The Fall and the subtle power of slow-burn storytelling

In an age of instant gratification, crime dramas like The Fall and The Night Of are favouring a steadier pace.

Words

Roxanne Sancto

@r_sancto

Over the past couple of years, it has become evident that the average TV audience favours an increasingly hurried and flashy approach to storytelling. The current generation of TV and film fanatics thrives on the adrenaline offered by high-speed car chases, extreme violence and special effects, and one may even go as far as to suggest that this take on crime dramas directly reflects the fast-paced world we are living in.

Who has the time to be bogged down by the intricate details and profound character studies in shows like The Fall, when one can achieve instant gratification from breathless episodic series like Person of Interest? But by building an atmosphere and an intimate relationship with the central and even fringe characters, these crime dramas allow us to get a lot more out of their world and given storylines.

Instead of skirting the superficial from episode to episode, The Fall throws us into the deep end, encouraging us to work alongside Detective Stella Gibson (Gillian Anderson) in her plight to bring the truth to the surface. As is true for real-life cases and crime-solving methods, a murderer’s psychology and motives cannot be sussed in a matter of one day. The completion of a complex puzzle requires patience and, unfortunately, many have lost the quiet endurance necessary to filter through the many pieces. This monkey-mind affliction causes many to miss out on quality plotlines and hypnotic cinematography.

Perhaps the most memorable TV crime dramas of the early 2000s was The Wire. Created by former police reporter David Simon, The Wire portrays the socio-political climate and the characters of Baltimore street-life with indisputable authenticity. The show familiarises its audience with the Baltimore setting by ways of stunning backdrops, accurate street slang and private insight into the inner-workings of a city and its people.
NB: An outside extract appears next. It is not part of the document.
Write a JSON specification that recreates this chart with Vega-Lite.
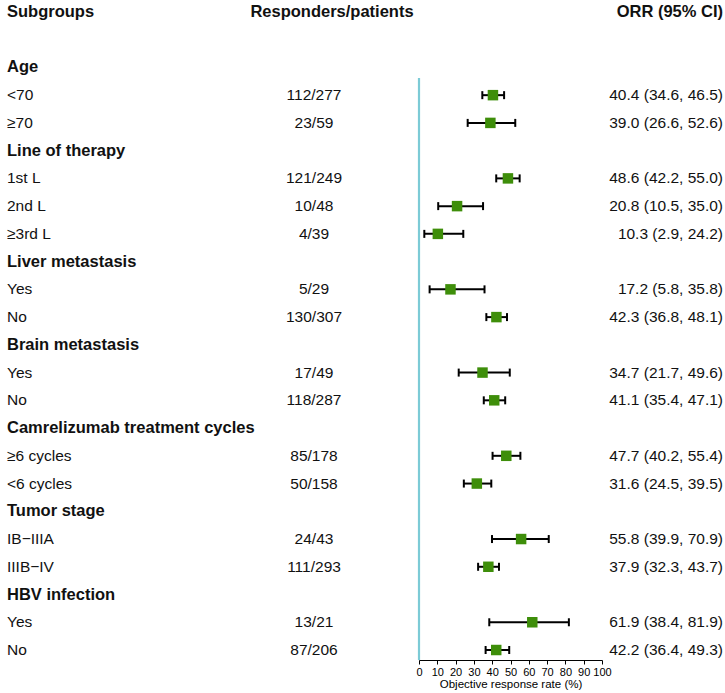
{
  "$schema": "https://vega.github.io/schema/vega-lite/v6.json",
  "padding": {"left": 7, "right": 2, "top": 0, "bottom": 0},
  "spacing": 0,
  "bounds": "flush",
  "config": {
    "view": {"stroke": null},
    "font": "Liberation Sans",
    "text": {"font": "Liberation Sans", "color": "#111111"},
    "axis": {"labelOverlap": false, "labelFlush": false, "labelBound": false},
    "axisX": {"labelOverlap": false, "labelFlush": false, "tickCount": 11}
  },
  "datasets": {
    "rows": [
      {"row": 0, "kind": "header", "label": "Subgroups", "resp": "Responders/patients", "ci": "ORR (95% CI)"},
      {"row": 2, "kind": "group", "label": "Age"},
      {"row": 3, "kind": "item", "label": "<70", "resp": "112/277", "orr": 40.4, "lo": 34.6, "hi": 46.5, "ci": "40.4 (34.6, 46.5)"},
      {"row": 4, "kind": "item", "label": "≥70", "resp": "23/59", "orr": 39.0, "lo": 26.6, "hi": 52.6, "ci": "39.0 (26.6, 52.6)"},
      {"row": 5, "kind": "group", "label": "Line of therapy"},
      {"row": 6, "kind": "item", "label": "1st L", "resp": "121/249", "orr": 48.6, "lo": 42.2, "hi": 55.0, "ci": "48.6 (42.2, 55.0)"},
      {"row": 7, "kind": "item", "label": "2nd L", "resp": "10/48", "orr": 20.8, "lo": 10.5, "hi": 35.0, "ci": "20.8 (10.5, 35.0)"},
      {"row": 8, "kind": "item", "label": "≥3rd L", "resp": "4/39", "orr": 10.3, "lo": 2.9, "hi": 24.2, "ci": "10.3 (2.9, 24.2)"},
      {"row": 9, "kind": "group", "label": "Liver metastasis"},
      {"row": 10, "kind": "item", "label": "Yes", "resp": "5/29", "orr": 17.2, "lo": 5.8, "hi": 35.8, "ci": "17.2 (5.8, 35.8)"},
      {"row": 11, "kind": "item", "label": "No", "resp": "130/307", "orr": 42.3, "lo": 36.8, "hi": 48.1, "ci": "42.3 (36.8, 48.1)"},
      {"row": 12, "kind": "group", "label": "Brain metastasis"},
      {"row": 13, "kind": "item", "label": "Yes", "resp": "17/49", "orr": 34.7, "lo": 21.7, "hi": 49.6, "ci": "34.7 (21.7, 49.6)"},
      {"row": 14, "kind": "item", "label": "No", "resp": "118/287", "orr": 41.1, "lo": 35.4, "hi": 47.1, "ci": "41.1 (35.4, 47.1)"},
      {"row": 15, "kind": "group", "label": "Camrelizumab treatment cycles"},
      {"row": 16, "kind": "item", "label": "≥6 cycles", "resp": "85/178", "orr": 47.7, "lo": 40.2, "hi": 55.4, "ci": "47.7 (40.2, 55.4)"},
      {"row": 17, "kind": "item", "label": "<6 cycles", "resp": "50/158", "orr": 31.6, "lo": 24.5, "hi": 39.5, "ci": "31.6 (24.5, 39.5)"},
      {"row": 18, "kind": "group", "label": "Tumor stage"},
      {"row": 19, "kind": "item", "label": "IB−IIIA", "resp": "24/43", "orr": 55.8, "lo": 39.9, "hi": 70.9, "ci": "55.8 (39.9, 70.9)"},
      {"row": 20, "kind": "item", "label": "IIIB−IV", "resp": "111/293", "orr": 37.9, "lo": 32.3, "hi": 43.7, "ci": "37.9 (32.3, 43.7)"},
      {"row": 21, "kind": "group", "label": "HBV infection"},
      {"row": 22, "kind": "item", "label": "Yes", "resp": "13/21", "orr": 61.9, "lo": 38.4, "hi": 81.9, "ci": "61.9 (38.4, 81.9)"},
      {"row": 23, "kind": "item", "label": "No", "resp": "87/206", "orr": 42.2, "lo": 36.4, "hi": 49.3, "ci": "42.2 (36.4, 49.3)"}
    ]
  },
  "data": {"name": "rows"},
  "hconcat": [
    {
      "width": 238,
      "height": 660,
      "layer": [
        {
          "transform": [{"filter": "datum.kind !== 'item'"}],
          "mark": {"type": "text", "align": "left", "baseline": "middle", "fontWeight": "bold", "fontSize": 16.5},
          "encoding": {
            "x": {"value": 0},
            "y": {"field": "row", "type": "quantitative", "scale": {"domain": [-0.43, 23.36], "reverse": true, "nice": false, "zero": false}, "axis": null},
            "text": {"field": "label"}
          }
        },
        {
          "transform": [{"filter": "datum.kind === 'item'"}],
          "mark": {"type": "text", "align": "left", "baseline": "middle", "fontSize": 15.5},
          "encoding": {
            "x": {"value": 0},
            "y": {"field": "row", "type": "quantitative", "scale": {"domain": [-0.43, 23.36], "reverse": true, "nice": false, "zero": false}, "axis": null},
            "text": {"field": "label"}
          }
        }
      ]
    },
    {
      "width": 174,
      "height": 660,
      "layer": [
        {
          "transform": [{"filter": "datum.kind === 'header'"}],
          "mark": {"type": "text", "align": "center", "baseline": "middle", "fontWeight": "bold", "fontSize": 16.5},
          "encoding": {
            "x": {"value": 87},
            "y": {"field": "row", "type": "quantitative", "scale": {"domain": [-0.43, 23.36], "reverse": true, "nice": false, "zero": false}, "axis": null},
            "text": {"field": "resp"}
          }
        },
        {
          "transform": [{"filter": "datum.kind === 'item'"}],
          "mark": {"type": "text", "align": "center", "baseline": "middle", "fontSize": 15.5},
          "encoding": {
            "x": {"value": 69},
            "y": {"field": "row", "type": "quantitative", "scale": {"domain": [-0.43, 23.36], "reverse": true, "nice": false, "zero": false}, "axis": null},
            "text": {"field": "resp"}
          }
        }
      ]
    },
    {
      "width": 183,
      "height": 660,
      "encoding": {
        "y": {"field": "row", "type": "quantitative", "scale": {"domain": [-0.43, 23.36], "reverse": true, "nice": false, "zero": false}, "axis": null}
      },
      "layer": [
        {
          "transform": [{"filter": "datum.kind === 'item'"}],
          "mark": {"type": "rule", "color": "#000000", "strokeWidth": 2},
          "encoding": {
            "x": {"field": "lo", "type": "quantitative", "scale": {"domain": [0, 100], "nice": false, "zero": false},
                  "axis": {"values": [0, 10, 20, 30, 40, 50, 60, 70, 80, 90, 100], "tickCount": 11, "title": "Objective response rate (%)",
                           "grid": false, "domainColor": "#000000", "tickColor": "#000000", "labelColor": "#000000", "titleColor": "#000000",
                           "labelFontSize": 11, "titleFontSize": 11.5, "titleFontWeight": "normal", "tickSize": 4, "labelPadding": 2, "titlePadding": 1,
                           "labelFont": "Liberation Sans", "titleFont": "Liberation Sans", "labelFlush": false, "labelOverlap": false, "labelSeparation": 0}},
            "x2": {"field": "hi"}
          }
        },
        {
          "transform": [{"filter": "datum.kind === 'item'"}],
          "mark": {"type": "tick", "orient": "vertical", "color": "#000000", "size": 8, "thickness": 2, "opacity": 1},
          "encoding": {
            "x": {"field": "lo", "type": "quantitative"}
          }
        },
        {
          "transform": [{"filter": "datum.kind === 'item'"}],
          "mark": {"type": "tick", "orient": "vertical", "color": "#000000", "size": 8, "thickness": 2, "opacity": 1},
          "encoding": {
            "x": {"field": "hi", "type": "quantitative"}
          }
        },
        {
          "transform": [{"filter": "datum.kind === 'item'"}],
          "mark": {"type": "point", "shape": "square", "filled": true, "color": "#3e8e0a", "size": 110, "opacity": 1},
          "encoding": {
            "x": {"field": "orr", "type": "quantitative"}
          }
        },
        {
          "data": {"values": [{"ref": 0, "top": 2.38, "bottom": 23.36}]},
          "mark": {"type": "rule", "color": "#7ccbd6", "strokeWidth": 2.2},
          "encoding": {
            "x": {"field": "ref", "type": "quantitative"},
            "y": {"field": "top", "type": "quantitative"},
            "y2": {"field": "bottom"}
          }
        }
      ]
    },
    {
      "width": 121,
      "height": 660,
      "layer": [
        {
          "transform": [{"filter": "datum.kind === 'header'"}],
          "mark": {"type": "text", "align": "right", "baseline": "middle", "fontWeight": "bold", "fontSize": 16.5},
          "encoding": {
            "x": {"value": "width"},
            "y": {"field": "row", "type": "quantitative", "scale": {"domain": [-0.43, 23.36], "reverse": true, "nice": false, "zero": false}, "axis": null},
            "text": {"field": "ci"}
          }
        },
        {
          "transform": [{"filter": "datum.kind === 'item'"}],
          "mark": {"type": "text", "align": "right", "baseline": "middle", "fontSize": 15.5},
          "encoding": {
            "x": {"value": "width"},
            "y": {"field": "row", "type": "quantitative", "scale": {"domain": [-0.43, 23.36], "reverse": true, "nice": false, "zero": false}, "axis": null},
            "text": {"field": "ci"}
          }
        }
      ]
    }
  ]
}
Both sides of the crime spectrum are represented in a manner that humanises even the most ruthless amongst the core group of police officers and hardcore thugs. By allowing viewers to fully understand the circumstances that landed Baltimore’s corner boys and addicts in this position in the first place, and by giving us a clear idea as to how the government gets in the way of the police force’s attempts to clean up its community, The Wire succeeded in offering an unusual protagonist: the very streets of a city steeped in crime, poverty and disillusionment.

When the actual location and setting of a show becomes every bit as important as the characters braving it, a series quickly takes on an intimate feeling that contributes to all aspects of the storyline. The Killing and True Detective are the epitome of shows adopting atmosphere as pivotal characters.

Like Twin Peaks in the early ’90s, these shows would not have merited the same impact had it not been for the powerful involvement of its respective environments. In True Detective’s first season, the foggy, rural Louisiana setting was very much a part of Detective Rust Cohle’s (Matthew McConaughey) spirituality, in much the same way as the dense forests of British Columbia become a part of Detective Sarah Linden’s (Mireille Enos) emotional landscape. This strong focus on tone allows the viewer’s mind to slow down and absorb the characters’ surroundings in a literary fashion.

The way each page in a book comes alive with descriptive narrative, each episode of these shows enriches the overall viewing experience with subtle but crucial detail. Another recent show to strike a chillingly meditative tone from the get-go is HBO’s The Night Of. From its pilot episode all the way through to the season finale, it managed to embody so much more than just its central characters. From the violently claustrophobic prison institution to Stone’s (John Turturro) tortured feet – everything becomes essential to the nature of its respective storylines and their final outcome.

When The Fall’s third season came to an end last month, had it not been for the show’s ability to uncover Gibson and Spector’s (Jamie Dornan) psychology and the obsession that drives them at a realistic pace, it would have fallen flat. Whereas Spector was free to exploit the advantages of an excitable, urban setting in previous seasons, this season forced him to succumb to safe, restricted environments run by medical and authoritative figures.

To the show’s creator, Alan Cubitt, the change of backdrop and characters presented a whole new playground of possibilities from which to explore the emotional journeys of all those affected by Spector’s crimes. Season opener ‘Silence and Suffering’ served as a beautiful reminder of the narrative that can be filtered out beneath seemingly unrelated minutiae. By drawing the viewer into the doctors’ fight for Spector’s survival, the show’s villain is humanised enough to allow him to fool us into sympathising with his scarring past and current situation.

Spector’s entire third season storyline was one of uncertainty and masterminded manipulation, two key aspects of his characters that could not have been established with the same kind of velocity most crime dramas operate on these days. With its third season finale, The Fall proved that there is a lot more to be derived from slow-burn storytelling than there is from loudly sparkling visuals and narratively empty adrenaline-fixes.